Simple Semantic-Aided Few-Shot Learning
Hai Zhang, Junzhe Xu, Shanlin Jiang, Zhenan He
TL;DR
This work tackles the fragility of using naive semantics in Few-Shot Learning by proposing Semantic Evolution to automatically generate high-quality, paraphrased semantics from class names and a lightweight Semantic Alignment Network (SemAlign) to fuse visual features with semantics to reconstruct robust class prototypes. The approach achieves state-of-the-art results across six benchmarks, including cross-domain tasks, and ablation analyses show the critical role of semantic quality and the benefit of multimodal fusion over pure visual or semantic signals. The findings suggest that well-crafted semantic representations can enable simpler, more robust models for few-shot classification, with practical impact on setups with limited labeled data and diverse domains. Code availability further facilitates adoption and replication in the community.
Abstract
Learning from a limited amount of data, namely Few-Shot Learning, stands out as a challenging computer vision task. Several works exploit semantics and design complicated semantic fusion mechanisms to compensate for rare representative features within restricted data. However, relying on naive semantics such as class names introduces biases due to their brevity, while acquiring extensive semantics from external knowledge takes a huge time and effort. This limitation severely constrains the potential of semantics in Few-Shot Learning. In this paper, we design an automatic way called Semantic Evolution to generate high-quality semantics. The incorporation of high-quality semantics alleviates the need for complex network structures and learning algorithms used in previous works.

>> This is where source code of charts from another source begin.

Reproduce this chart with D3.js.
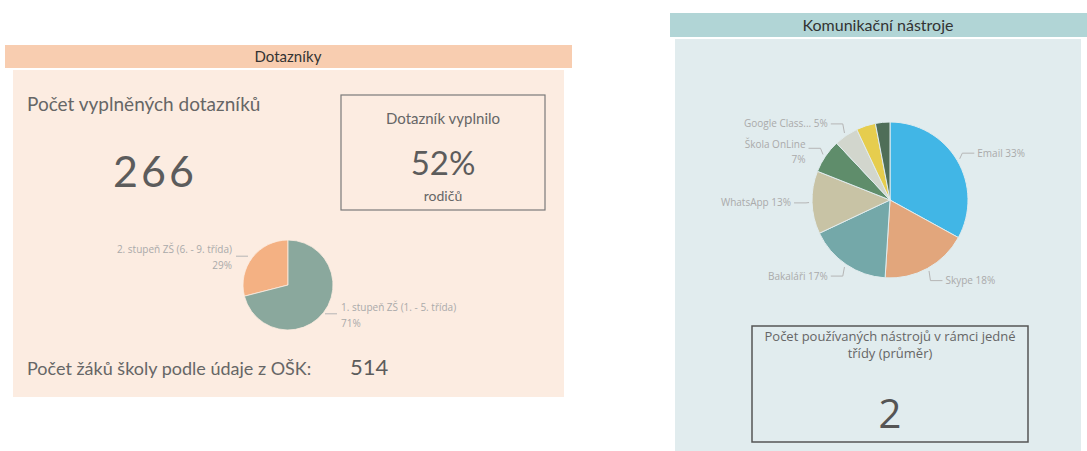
<!DOCTYPE html>
<html>
<head>
<meta charset="utf-8">
<script src="https://cdn.jsdelivr.net/npm/d3@7"></script>
<style>
  body { margin: 0; background: #fff; }
  svg { display: block; }
</style>
</head>
<body>
<div id="chart"></div>
<script>
// ---- data ----
var surveyTitle = "Dotazníky";
var surveyCount = 266;
var parentShare = "52%";
var pupilCount = 514;
var gradeLabels = ["2. stupeň ZŠ (6. - 9. třída)", "1. stupeň ZŠ (1. - 5. třída)"];
var gradeValues = [29, 71];
var gradeColors = ["#f4b183", "#8aa89d"];

var toolsTitle = "Komunikační nástroje";
var toolLabels = ["Email", "Skype", "Bakaláři", "WhatsApp", "Škola OnLine", "Google Class...", "Ostatní", "Jiné"];
var toolValues = [33, 18, 17, 13, 7, 5, 4, 3];
var toolColors = ["#41b6e6", "#e2a67c", "#74a8a9", "#c8c3a5", "#5f8d6b", "#d2d6cd", "#e6cd4e", "#4f6e58"];
var toolsAvg = 2;

var W = 1087, H = 451;
var svg = d3.select("#chart").append("svg")
    .attr("width", W)
    .attr("height", H);

var font = "Lato, 'Open Sans', sans-serif";
var smallFont = "'Open Sans', sans-serif";

// ---------- left panel ----------
var left = svg.append("g");

left.append("rect")
    .attr("x", 13).attr("y", 70)
    .attr("width", 551).attr("height", 327)
    .attr("fill", "#fcece1");

left.append("rect")
    .attr("x", 5).attr("y", 45)
    .attr("width", 567).attr("height", 23)
    .attr("fill", "#f8cdb0");

left.append("text")
    .attr("x", 288).attr("y", 62)
    .attr("text-anchor", "middle")
    .style("font-family", font).style("font-size", "15px")
    .attr("fill", "#333")
    .text(surveyTitle);

left.append("text")
    .attr("x", 27).attr("y", 111)
    .style("font-family", font).style("font-size", "19px")
    .attr("fill", "#666")
    .text("Počet vyplněných dotazníků");

left.append("text")
    .attr("x", 155).attr("y", 187)
    .attr("text-anchor", "middle")
    .style("font-family", font).style("font-size", "43px")
    .style("letter-spacing", "3px")
    .attr("fill", "#5c5c5c")
    .text(surveyCount);

// KPI box
left.append("rect")
    .attr("x", 341).attr("y", 95)
    .attr("width", 204).attr("height", 115)
    .attr("fill", "none")
    .attr("stroke", "#7a7a7a").attr("stroke-width", 1.2);

left.append("text")
    .attr("x", 443).attr("y", 124)
    .attr("text-anchor", "middle")
    .style("font-family", font).style("font-size", "15px")
    .attr("fill", "#666")
    .text("Dotazník vyplnilo");

left.append("text")
    .attr("x", 443).attr("y", 175)
    .attr("text-anchor", "middle")
    .style("font-family", font).style("font-size", "33px")
    .attr("fill", "#5c5c5c")
    .text(parentShare);

left.append("text")
    .attr("x", 443).attr("y", 201)
    .attr("text-anchor", "middle")
    .style("font-family", font).style("font-size", "14px")
    .attr("fill", "#666")
    .text("rodičů");

left.append("text")
    .attr("x", 27).attr("y", 375)
    .style("font-family", font).style("font-size", "18px")
    .attr("fill", "#666")
    .text("Počet žáků školy podle údaje z OŠK:");

left.append("text")
    .attr("x", 350).attr("y", 375)
    .style("font-family", font).style("font-size", "22px")
    .attr("fill", "#5c5c5c")
    .text(pupilCount);

// small pie
var gradeData = gradeLabels.map(function(d, i) {
    return { label: d, value: gradeValues[i], color: gradeColors[i] };
});
var pie1 = d3.pie().sort(null).value(function(d) { return d.value; })
    .startAngle(-2 * Math.PI * gradeValues[0] / 100)
    .endAngle(2 * Math.PI - 2 * Math.PI * gradeValues[0] / 100);
var r1 = 45;
var arc1 = d3.arc().innerRadius(0).outerRadius(r1);
var g1 = left.append("g").attr("transform", "translate(288,285)");

var arcs1 = pie1(gradeData);
g1.selectAll("path.slice")
    .data(arcs1)
    .enter().append("path")
    .attr("class", "slice")
    .attr("d", arc1)
    .attr("fill", function(d) { return d.data.color; })
    .attr("stroke", "#fcece1").attr("stroke-width", 0.8);

function midAngle(d) { return (d.startAngle + d.endAngle) / 2; }

arcs1.forEach(function(d) {
    var a = midAngle(d);
    var side = Math.sin(a) < 0 ? -1 : 1;
    var py = -Math.cos(a) * (r1 + 2);
    var x0 = (side < 0) ? -r1 + 5 : r1 - 8;
    var lx = x0 + side * 12;
    g1.append("line")
        .attr("x1", x0).attr("y1", py)
        .attr("x2", lx).attr("y2", py)
        .attr("stroke", "#b5b5b5").attr("stroke-width", 1);
    var t = g1.append("text")
        .attr("x", lx + side * 4)
        .attr("y", py - 3)
        .attr("text-anchor", side < 0 ? "end" : "start")
        .style("font-family", smallFont).style("font-size", "10px")
        .attr("fill", "#aaa");
    t.append("tspan").text(d.data.label);
    t.append("tspan").attr("x", lx + side * 4).attr("dy", 16)
        .text(d.data.value + "%");
});

// ---------- right panel ----------
var right = svg.append("g");

right.append("rect")
    .attr("x", 675).attr("y", 39)
    .attr("width", 406).attr("height", 412)
    .attr("fill", "#e1ecee");

right.append("rect")
    .attr("x", 670).attr("y", 13)
    .attr("width", 417).attr("height", 24)
    .attr("fill", "#b1d5d6");

right.append("text")
    .attr("x", 878).attr("y", 31)
    .attr("text-anchor", "middle")
    .style("font-family", font).style("font-size", "16px")
    .attr("fill", "#333")
    .text(toolsTitle);

var toolData = toolLabels.map(function(d, i) {
    return { label: d, value: toolValues[i], color: toolColors[i] };
});
var r2 = 78;
var pie2 = d3.pie().sort(null).value(function(d) { return d.value; });
var arc2 = d3.arc().innerRadius(0).outerRadius(r2);
var g2 = right.append("g").attr("transform", "translate(890,200)");
var arcs2 = pie2(toolData);

g2.selectAll("path.slice")
    .data(arcs2)
    .enter().append("path")
    .attr("class", "slice")
    .attr("d", arc2)
    .attr("fill", function(d) { return d.data.color; })
    .attr("stroke", "#e1ecee").attr("stroke-width", 1);

// labels only for the named, larger slices
arcs2.filter(function(d) { return d.data.value >= 5; }).forEach(function(d) {
    var a = midAngle(d);
    var side = Math.sin(a) < 0 ? -1 : 1;
    var px = Math.sin(a) * (r2 + 3), py = -Math.cos(a) * (r2 + 3);
    var ey = -Math.cos(a) * (r2 + 14);
    var ex = Math.sin(a) * (r2 + 6);
    var lx = ex + side * 12;
    g2.append("path")
        .attr("d", "M" + px + "," + py + "L" + ex + "," + ey + "L" + lx + "," + ey)
        .attr("fill", "none")
        .attr("stroke", "#b5b5b5").attr("stroke-width", 1);
    var t = g2.append("text")
        .attr("x", lx + side * 3)
        .attr("y", ey + 3.5)
        .attr("text-anchor", side < 0 ? "end" : "start")
        .style("font-family", smallFont).style("font-size", "10px")
        .attr("fill", "#aaa");
    if (d.data.label === "Škola OnLine") {
        t.attr("y", ey);
        t.append("tspan").text(d.data.label);
        t.append("tspan").attr("x", lx + side * 3).attr("dy", 15).text(d.data.value + "%");
    } else {
        t.text(d.data.label + " " + d.data.value + "%");
    }
});

// average box
right.append("rect")
    .attr("x", 752).attr("y", 326)
    .attr("width", 276).attr("height", 116)
    .attr("fill", "none")
    .attr("stroke", "#555").attr("stroke-width", 1.5);

right.append("text")
    .attr("x", 890).attr("y", 341)
    .attr("text-anchor", "middle")
    .style("font-family", smallFont).style("font-size", "13px")
    .attr("fill", "#666")
    .text("Počet používaných nástrojů v rámci jedné");

right.append("text")
    .attr("x", 890).attr("y", 358)
    .attr("text-anchor", "middle")
    .style("font-family", smallFont).style("font-size", "13px")
    .attr("fill", "#666")
    .text("třídy (průměr)");

right.append("text")
    .attr("x", 890).attr("y", 428)
    .attr("text-anchor", "middle")
    .style("font-family", smallFont).style("font-size", "40px")
    .attr("fill", "#555")
    .text(toolsAvg);
</script>
</body>
</html>
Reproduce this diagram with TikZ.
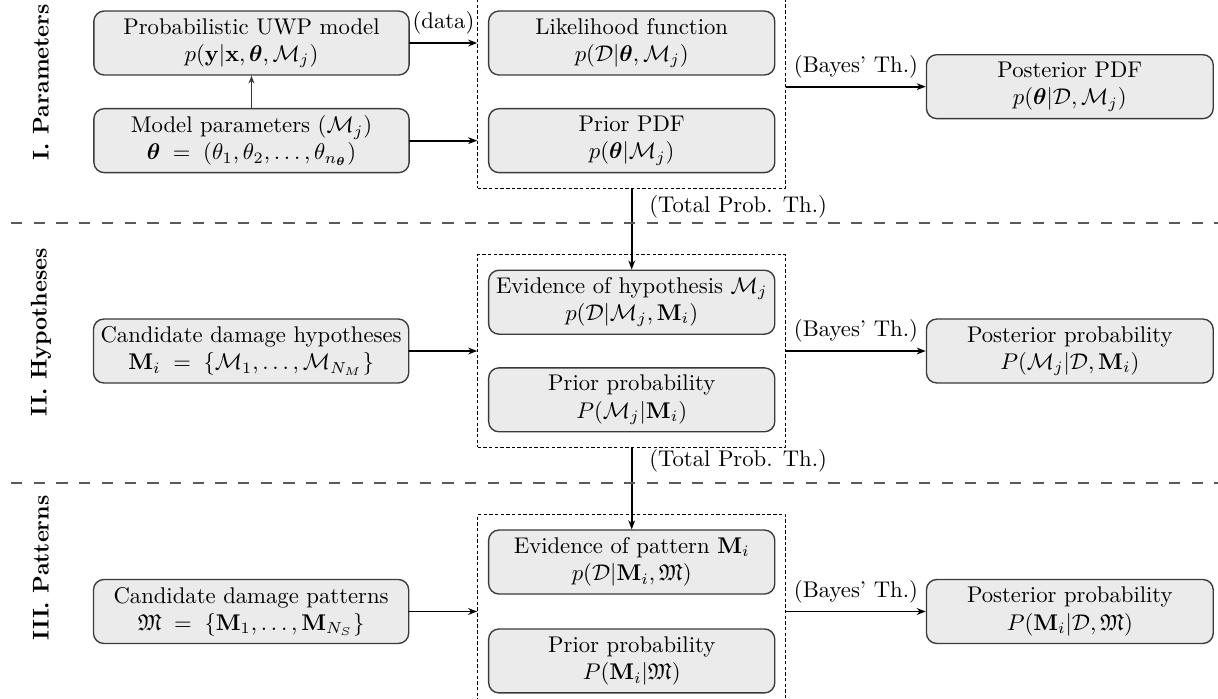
\documentclass[tikz,border=0pt]{standalone}
\usepackage{amsmath,amssymb}
\usepackage{xcolor}
\usepackage{tikz}
\usetikzlibrary{arrows.meta,positioning,calc,fit}
\definecolor{boxfill}{HTML}{EBEBEB}
\definecolor{boxline}{HTML}{3A3A3A}
\definecolor{sepline}{HTML}{5A5A5A}
\tikzset{
    every picture/.style={line cap=round,line join=round},
    probbox/.style={draw=boxline,fill=boxfill,line width=0.6pt,rounded corners=1.6mm,
      minimum height=9.9mm,inner sep=1pt,align=center,font=\normalsize},
    leftbox/.style={probbox,minimum width=48.8mm},
    midbox/.style={probbox,minimum width=44.3mm},
    rightbox/.style={probbox,minimum width=44.4mm},
    groupbox/.style={draw=black,line width=0.45pt,dash pattern=on 1.5pt off 1pt,
      line cap=butt,inner xsep=4.5pt,inner ysep=6.5pt},
    flowarrow/.style={-{Stealth[length=4pt,width=3pt]},draw=black,line width=0.8pt},
    thinarrow/.style={-{Stealth[length=3.5pt,width=2.6pt]},draw=boxline,line width=0.5pt},
    levelsep/.style={draw=sepline,line width=0.5pt,dash pattern=on 5pt off 5pt,line cap=butt},
    levellabel/.style={rotate=90,font=\bfseries}
}

\begin{document}
\begin{tikzpicture}
  \useasboundingbox (0,0) rectangle (18.855,-10.82);
  % level I
  \node[leftbox] (uwp) at (3.893,-0.666) {Probabilistic UWP model\\$p(\mathbf{y}|\mathbf{x},\boldsymbol{\theta},\mathcal{M}_j)$};
  \node[leftbox,below=5mm of uwp] (params) {Model parameters $(\mathcal{M}_j)$\\$\boldsymbol{\theta}\;=\;\left(\theta_1,\theta_2,\ldots,\theta_{n_{\boldsymbol{\theta}}}\right)$};
  \node[midbox,right=12.1mm of uwp] (lik) {Likelihood function\\$p(\mathcal{D}|\boldsymbol{\theta},\mathcal{M}_j)$};
  \node[midbox,below=5mm of lik] (prior1) {Prior PDF\\$p(\boldsymbol{\theta}|\mathcal{M}_j)$};
  \node[groupbox,fit=(lik)(prior1)] (fit1) {};
  \node[rightbox,anchor=west] (post1) at ([xshift=21.6mm,yshift=0.8mm]fit1.east) {Posterior PDF\\$p(\boldsymbol{\theta}|\mathcal{D},\mathcal{M}_j)$};
  % level II
  \node[midbox,below=14.9mm of prior1] (ev2) {Evidence of hypothesis $\mathcal{M}_j$\\$p(\mathcal{D}|\mathcal{M}_j,\mathbf{M}_i)$};
  \node[midbox,below=5mm of ev2] (prior2) {Prior probability\\$P(\mathcal{M}_j|\mathbf{M}_i)$};
  \node[groupbox,fit=(ev2)(prior2)] (fit2) {};
  \node[leftbox,left=10.5mm of fit2] (cand2) {Candidate damage hypotheses\\$\mathbf{M}_i\;=\;\{\mathcal{M}_1,\ldots,\mathcal{M}_{N_M}\}$};
  \node[rightbox,right=21.6mm of fit2] (post2) {Posterior probability\\$P(\mathcal{M}_j|\mathcal{D},\mathbf{M}_i)$};
  % level III
  \node[midbox,below=15mm of prior2] (ev3) {Evidence of pattern $\mathbf{M}_i$\\$p(\mathcal{D}|\mathbf{M}_i,\mathfrak{M})$};
  \node[midbox,below=5.2mm of ev3] (prior3) {Prior probability\\$P(\mathbf{M}_i|\mathfrak{M})$};
  \node[groupbox,fit=(ev3)(prior3)] (fit3) {};
  \node[leftbox,left=10.5mm of fit3] (cand3) {Candidate damage patterns\\$\mathfrak{M}\;=\;\{\mathbf{M}_1,\ldots,\mathbf{M}_{N_S}\}$};
  \node[rightbox,right=21.6mm of fit3] (post3) {Posterior probability\\$P(\mathbf{M}_i|\mathcal{D},\mathfrak{M})$};
  % connectors
  \draw[thinarrow] (params) -- (uwp);
  \draw[flowarrow] (uwp.east) -- (uwp.east -| fit1.west) node[midway,above] {(data)};
  \draw[flowarrow] (params.east) -- (params.east -| fit1.west);
  \draw[flowarrow] (post1.west -| fit1.east) -- (post1) node[midway,above] {(Bayes' Th.)};
  \draw[flowarrow] (fit1.south) -- (ev2.north) node[pos=0.22,right=4pt] {(Total Prob. Th.)};
  \draw[flowarrow] (cand2) -- (fit2);
  \draw[flowarrow] (fit2) -- (post2) node[midway,above] {(Bayes' Th.)};
  \draw[flowarrow] (fit2.south) -- (ev3.north) node[pos=0.16,right=4pt] {(Total Prob. Th.)};
  \draw[flowarrow] (cand3) -- (fit3);
  \draw[flowarrow] (fit3) -- (post3) node[midway,above] {(Bayes' Th.)};
  % levels
  \draw[levelsep] (0.17,-3.452) -- (18.855,-3.452);
  \draw[levelsep] (0.17,-7.477) -- (18.855,-7.477);
  \node[levellabel] (lvl1) at (0.635,-1.27) {I. Parameters};
  \node[levellabel] (lvl2) at (0.635,-5.14) {II. Hypotheses};
  \node[levellabel] (lvl3) at (0.635,-8.79) {III. Patterns};
\end{tikzpicture}
\end{document}
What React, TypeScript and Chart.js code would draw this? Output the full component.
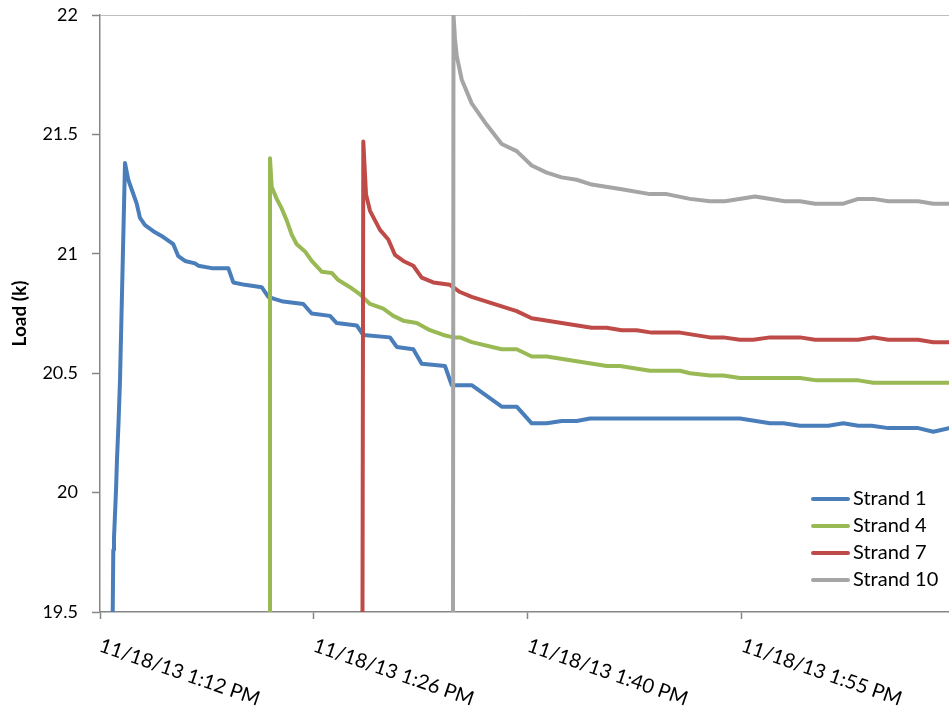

Hence, we employ a simple two-layer network termed Semantic Alignment Network to transform semantics and visual features into robust class prototypes with rich discriminative features for few-shot classification. The experimental results show our framework outperforms all previous methods on six benchmarks, demonstrating a simple network with high-quality semantics can beat intricate multi-modal modules on few-shot classification tasks. Code is available at https://github.com/zhangdoudou123/SemFew.